First-time buyer news

Accord pulls back from shared equity

23 February 2008

Accord Mortgages has decided to temporarily withdraw from the shared equity market to assess its position in the sector, after witnessing a massive increase in enquiries for the scheme.

Iain Smith, sales director at Accord Mortgages, confirmed the decision, stating that since the beginning of the year, the lender had been receiving enquiries to look at shared equity cases almost every day.

Previously, enquiries had numbered around one every six months.

In particular, Smith said it had seen a large increase in cases coming from developers.

Smith said: “We decided that with such a massive increase in the number of enquiries we were getting, we needed to do a bigger review of our position on the market.

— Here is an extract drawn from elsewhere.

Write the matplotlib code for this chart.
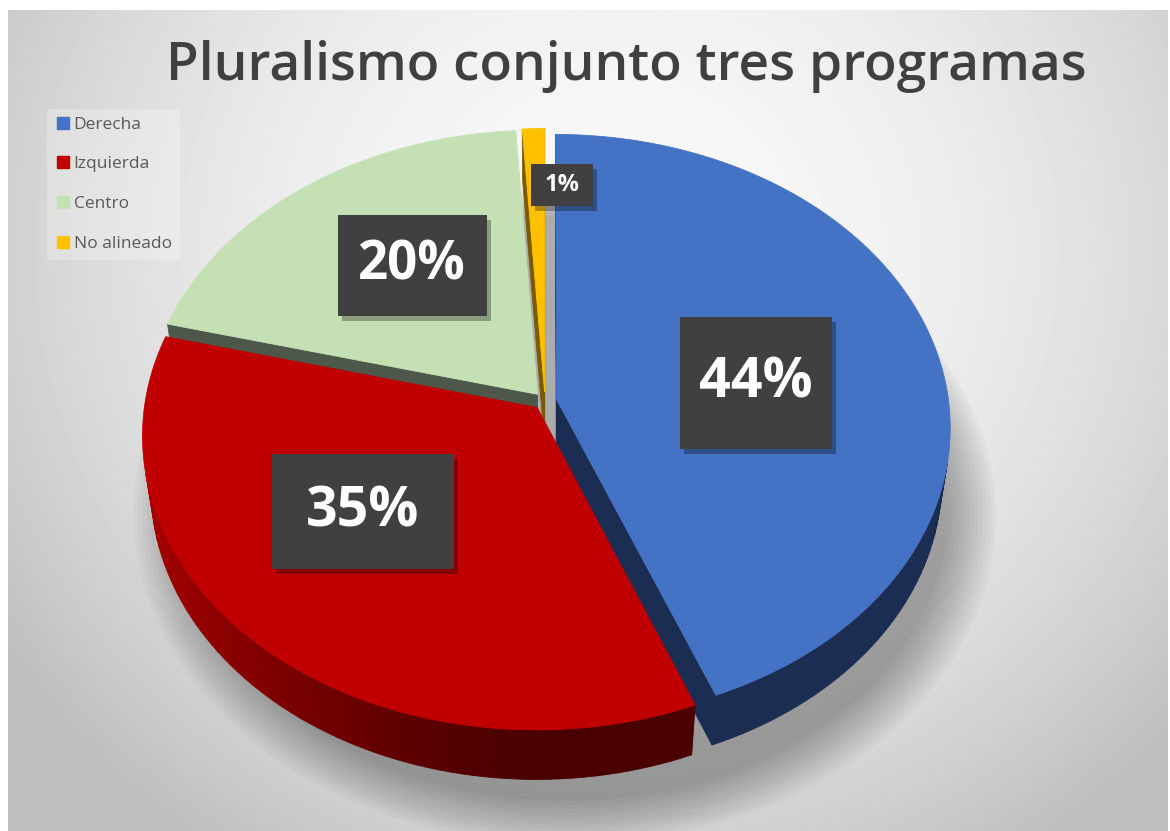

"Rather than going blindly forward and not having a clear policy, we decided to pull back temporarily from the market and do a root and branch review.

"This will look at all the differences in the different schemes and what our entitlements as a mortgage lender are, especially in a worse-case scenario and we have to go to the repossession stage.

“Like a lot of mortgage lenders, we have reduced our new build exposure and we will only lend up to 75 per cent loan-to-value (LTV) now.

"However, with some of these shared equity schemes, you could be doing 100 per cent LTV through the back door, so we want to be careful.

“Shared equity is a good area to be in, but not all the schemes are the same so we want a bit of clarity in the greyness.”

Ashley Clark, director of Need An Adviser.com, said he found it interesting that it was developers making the majority of enquiries into shared equity, rather than the troubled first-time buyer.

He commented: “There is a market for shared equity, but it’s interesting that the push for it is coming from developers.

"This is not about Mr and Mrs Average banging on lenders’ and intermediaries’ doors for for shared equity option – most people want to own property outright. This is about developers needing to sell bricks and mortar to keep their business.”